KILAS JAMBI – Dimulai dari ujung kabupaten di wilayah paling barat Provinsi Jambi, kegiatan budaya (adat istiadat/kebiasaan) yang hampir hilang di beberapa daerah coba untuk tetap dipertahankan lewat kegiatan “Beselang Nuai dalam Keselarasan Alam Raya Swarnabumi” di lima wilayah di lima kabupaten di Provinsi Jambi.
Melalui program Indonesiana, yang merupakan pendukungan berupa fasilitasi dana hibah yang diberikan kepada suatu kelompok kebudayaan atau perseorangan di bawah Dirjen Kebudayaan Kementerian Pendidikan Kebudayaan Riset dan Teknologi (Kemendikbudristek), dalam hal ini pembiayaannya untuk kategori “Dokumentasi Karya Pengetahuan Maestro”. Di mana output-nya adalah pembuatan film dokumenter sebagai kekuatan dokumentasi dari sang maestro di lima kabupaten di Provinsi Jambi.
Melalui proses yang panjang, Rumah Budaya Melayu Jambi berkoordinasi dengan lima maestro di lima kabupaten untuk membuat dokumentasi budaya;
- Di Kabupaten Kerinci ada “Maestro Tale Nuai” bernama Sutrisman di Kemantan Mudik.
- Di Kabupaten Merangin ada “Maestro Beselang Petang” bernama Muhammad Sidin di Pasar Baru Rantau Panjang, Kecamatan Tabir.
- Di Kabupaten Bungo ada “Maestro Beselang Emping” bernama Awi Nurdin dari Rantau Pandan, Kecamatan Rantau Pandan.
- Di Kabupaten Tebo ada “Maestro Makisi Ghodang” bernama M. Yunus dari Desa Kuamang Tujuh Koto berbatasan dengan Damasraya Sumatera Barat.
- Terakhir Kabupaten Sarolangun ada “Maestro Tradisi Lisan Biduk Sayak” bernama A. Thalip W dari Desa Jernih, Kecamatan Air Hitam.
Basis pekerjaan Sang Maestro adalah sebagai petani di lahan pangan, namun meraka mampu menuturkan dengan lengkap dan membentuk komunitas anak muda yang bisa menampilkan sebuah karya budaya.

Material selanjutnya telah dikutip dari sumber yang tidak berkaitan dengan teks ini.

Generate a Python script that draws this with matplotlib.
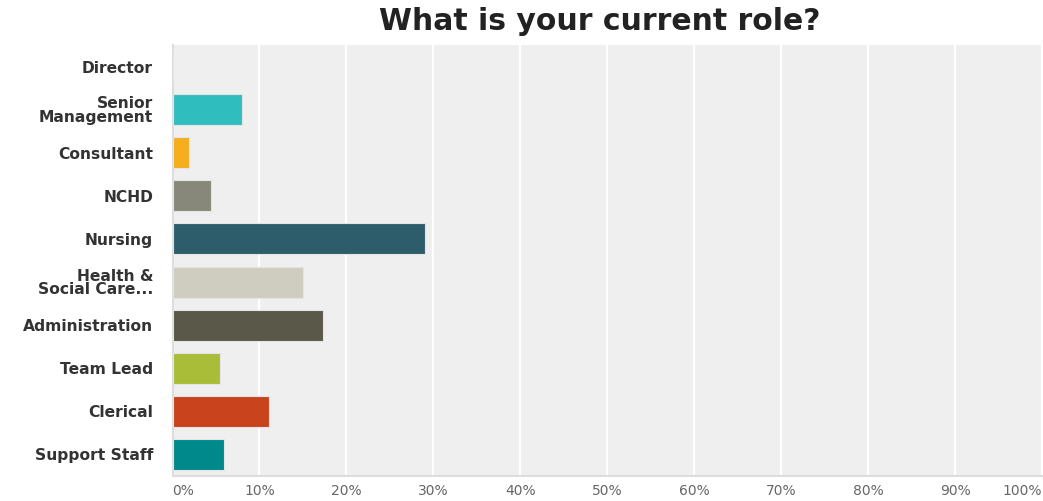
import matplotlib
matplotlib.use("Agg")
import matplotlib.pyplot as plt

# Survey responses: share of respondents per role (%)
roles = ["Director", "Senior\nManagement", "Consultant", "NCHD", "Nursing",
         "Health &\nSocial Care...", "Administration", "Team Lead",
         "Clerical", "Support Staff"]
shares = [0.0, 8.0, 1.9, 4.4, 29.0, 15.0, 17.3, 5.5, 11.1, 5.9]
colors = ["#2fbdbd", "#2fbdbd", "#f5ae1e", "#87877a", "#2d5d6a",
          "#cfcdc0", "#5a5848", "#a9bd38", "#c9441c", "#00898a"]
tick_values = list(range(0, 101, 10))
tick_labels = [f"{v}%" for v in tick_values]

fig = plt.figure(figsize=(10.43, 5.01), dpi=100)
ax = fig.add_axes([172.5 / 1043, 1 - 476 / 501, (1042 - 172.5) / 1043, (476 - 45) / 501])
ax.set_facecolor("#efefef")

y = list(range(len(roles)))
ax.barh(y, shares, height=0.72, color=colors, edgecolor="#e4e4e4",
        linewidth=0.8, zorder=3)

ax.set_xlim(0, 100)
ax.set_ylim(len(roles) - 0.5, -0.5)
ax.set_xticks(tick_values)
ax.grid(axis="x", color="white", linewidth=1.6, zorder=1)
ax.tick_params(axis="both", length=0)

ax.set_yticks(y)
ax.set_yticklabels(roles, fontsize=11.2, fontweight="bold", color="#333333",
                   family="DejaVu Sans", linespacing=0.9)
ax.tick_params(axis="y", pad=14)

ax.set_xticklabels(tick_labels, fontsize=10, color="#666666", family="DejaVu Sans")
ax.tick_params(axis="x", pad=5.5)
xl = ax.get_xticklabels()
xl[0].set_horizontalalignment("left")
xl[-1].set_horizontalalignment("right")

for side in ["top", "right"]:
    ax.spines[side].set_visible(False)
for side in ["left", "bottom"]:
    ax.spines[side].set_color("#dddddd")
    ax.spines[side].set_linewidth(1.5)

fig.text(600 / 1043, 1 - 22 / 501, "What is your current role?", ha="center",
         va="center", fontsize=21.5, family="DejaVu Sans", fontweight="bold",
         color="#222222")

fig.savefig("out.png", dpi=100, facecolor="white")
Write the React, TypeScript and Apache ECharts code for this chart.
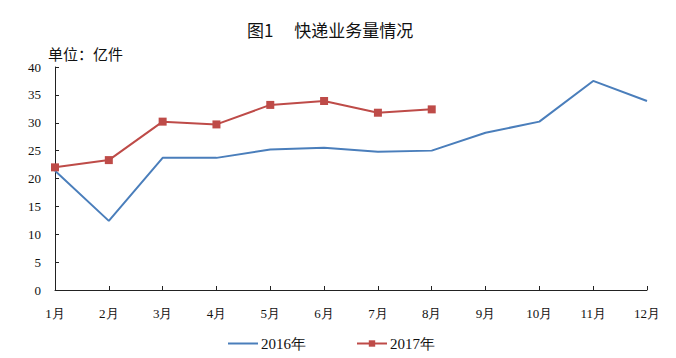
import React, { useEffect, useRef } from "react";
import * as echarts from "echarts";

const months = ["1月", "2月", "3月", "4月", "5月", "6月", "7月", "8月", "9月", "10月", "11月", "12月"];
const data2016 = [21.4, 12.4, 23.7, 23.7, 25.2, 25.5, 24.8, 25.0, 28.2, 30.2, 37.5, 33.9];
const data2017 = [22.0, 23.3, 30.2, 29.7, 33.2, 33.9, 31.8, 32.4];
const yTicks = { min: 0, max: 40, interval: 5 };

export default function App() {
  const ref = useRef<HTMLDivElement>(null);
  useEffect(() => {
    if (!ref.current) return;
    const chart = echarts.init(ref.current, null, { renderer: "svg" });
    const serif = "'Liberation Serif', 'Times New Roman', serif";
    const cjk = "'Noto Sans CJK SC', sans-serif";
    chart.setOption({
      animation: false,
      backgroundColor: "#ffffff",
      title: {
        text: "图1　 快递业务量情况",
        left: 234,
        top: 8,
        textStyle: { fontFamily: cjk, fontSize: 17, fontWeight: "normal", color: "#111" },
      },
      graphic: [
        {
          type: "text",
          left: 40,
          top: 38,
          style: { text: "单位：亿件", font: "15px 'Noto Sans CJK SC', sans-serif", fill: "#111" },
        },
      ],
      legend: {
        top: 323,
        left: 214,
        itemWidth: 30,
        itemHeight: 8,
        itemGap: 50,
        textStyle: { fontFamily: serif, fontSize: 15, color: "#111", padding: [0, 0, 0, -2] },
        data: [
          { name: "2016年", itemStyle: { opacity: 0 } },
          { name: "2017年" },
        ],
      },
      grid: { left: 47, right: 21, top: 59, bottom: 68 },
      xAxis: {
        type: "category",
        data: months,
        boundaryGap: false,
        axisLine: { lineStyle: { color: "#222", width: 1 } },
        axisTick: { inside: true, length: 4, lineStyle: { color: "#222" } },
        axisLabel: { fontFamily: serif, fontSize: 13, color: "#111", margin: 17 },
      },
      yAxis: {
        type: "value",
        min: yTicks.min,
        max: yTicks.max,
        interval: yTicks.interval,
        axisLine: { show: true, lineStyle: { color: "#222", width: 1 } },
        axisTick: { show: true, inside: true, length: 4, lineStyle: { color: "#222" } },
        splitLine: { show: false },
        axisLabel: { fontFamily: serif, fontSize: 13, color: "#111", margin: 14 },
      },
      series: [
        {
          name: "2016年",
          type: "line",
          data: data2016,
          symbol: "none",
          lineStyle: { color: "#4A7EBB", width: 2 },
          itemStyle: { color: "#4A7EBB" },
        },
        {
          name: "2017年",
          type: "line",
          data: data2017,
          symbol: "rect",
          symbolSize: 8,
          lineStyle: { color: "#BE4B48", width: 2 },
          itemStyle: { color: "#BE4B48" },
        },
      ],
    });
    return () => chart.dispose();
  }, []);
  return <div ref={ref} style={{ width: 660, height: 350 }} />;
}
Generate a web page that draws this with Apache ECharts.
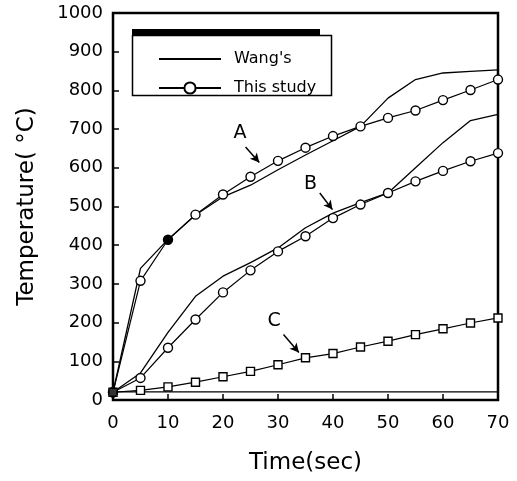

Dan bersama Rumah Budaya Melayu Jambi bisa mendokumentasikan untuk pembuatan film dokumenter secara lengkap dan utuh.
Direktur Rumah Budaya Melayu Jambi, Didik Hariadi, mengatakan puncak dari program ini adalah pendokumentasian kebiasan atau adat istiadat (budaya) sebagai sebuah warisan yang harus dijaga dan nantinya jadi karya Sang Maestro dalam bentuk film dokumenter.
“Serta pembuatan naskah akademik agar bisa disajikan, demi untuk menjaga ketahanan pangan kita diharapkan nantinya,” kata Didik.